On the same the physical server multiple instances make performance management issues MUCH more manual to solve. If you look at the health of one of the instances, it might look fine but users are reporting poor performance, so you have to look at the next instance to see if the problem may be coming from there... and so on per instance.

Security is also harder with more than one instance. At best it's just as hard as a single instance but it's never easier. You'll have two admin accounts (SYS or something), Duplicate process accounts, etc.

Tell us why you think it's better to have more than one instance.

ORIGINAL POST

Can we be clear on terms. When you say "in the same Database" do you mean to say the same instance, or the same physical server. If you did move the staging to a new instance would it reside on the same physical hardware?

I think people get a little too hung up on instances. If you're going to put two instances on the same piece of hardware, you're only doubling the number of everything to very little advantage. All the server processes will be running twice... all the memory pools will be cut in half.

so let's say you really did mean two separate physical boxes...

Let's say you buy 2 12-way boxes (just say). When you're staging db server is done for the day, those 12 CPU's are wasting away. When your users pack up and go home, your prod DW CPUs are wasting away. CPU cycles are perishable, you can't get them back. BUT, if you had one 24 way box... then the staging DB COULD use 20 CPUs at night for some excellent Parallel Execution for building summary tables and your users will have double the capacity for processes during the day.

so let's say you meant the same hardware.

"It seems to make security, backup/restore and performance management issues more manually intensive."

Guaranteed that performance issues are harder to solve the more instances that share the same hardware.
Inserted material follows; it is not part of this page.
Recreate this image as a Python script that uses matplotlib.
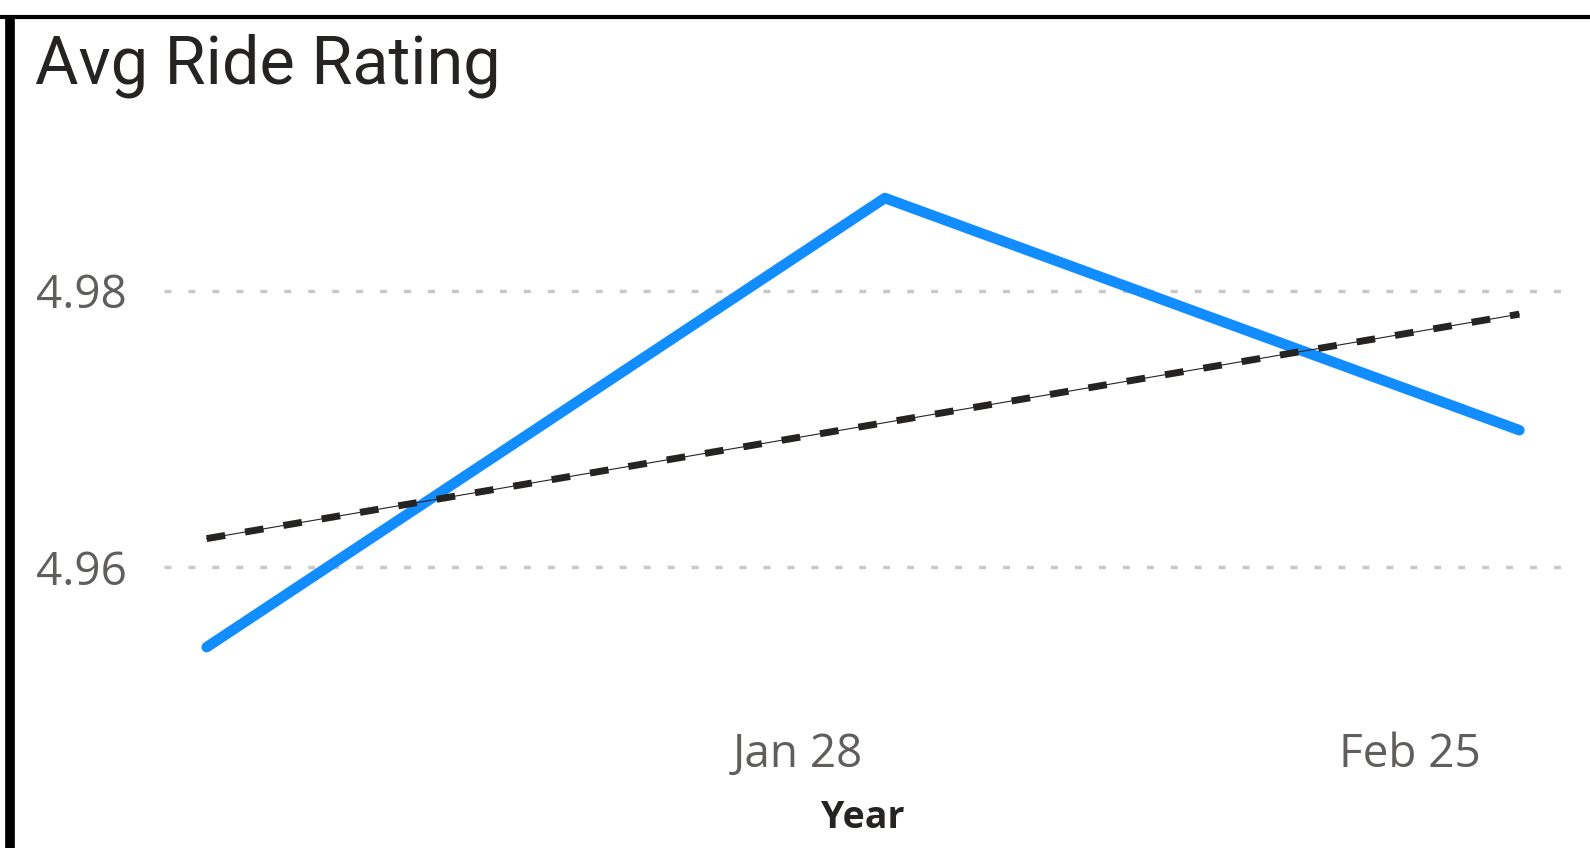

Guaranteed.

Security

What security do you do at the instance level?

Backup

What DW are you backing up at the instance level? You're not backing up tablespaces, but rather whole instances? Seems like that pattern will fail at a certain size.

PLATFORM: NETEZZA

Not familiar with the tool specifically. So if it's a single instance on a single box, then the division would seem more logical than physical and therefore the reasons they exist is for management, not performance. You don't increase your CPUs or memory by adding a database, right? So it doesn't seem like there's no performance upside to it. Each DB may be adding separate processes (performance hit), or it might be completely logical like schemas in Oracle. If each database is managed by new processes than data going between them will mean IPC.

Maybe the addition of the Netezza tag will get some traction.

Stephanie Page
great answer, Stephanie. I'll update my question to address yours.
drrollins
Stephanie, Netezza is a single-instance appliance. All databases reside within the single instance. I'm talking about putting our staging and audit tables in the same database as the production data.
drrollins
A: 

You will gain speed in the load and the output if the tables are in the same schema (database). Obvious...but hey, I said it.

There is more overhead the more tables you put into one schema. Backups time, size of backups, ease of use.

Where I am, we have many multiple TB databases within one data-warehouse. Our rule of thumb is that a single loading process or a single report query should NOT have to span database. This keeps "like" tables together but gives some allowances for our backups and contingency processes. It also makes it a bit easier to "find" data.

For those processes that need to break this rule, we will either move data from one database to the other or allow the process to join across schemas.

I'm not as familiar with Netezza, so I'm not 100% sure what your options might be.

Markus
A: 

We use databases for every segment (INVENTORY, CRM, BILLING...). There are no performance downsides and maintenance and overview is much better.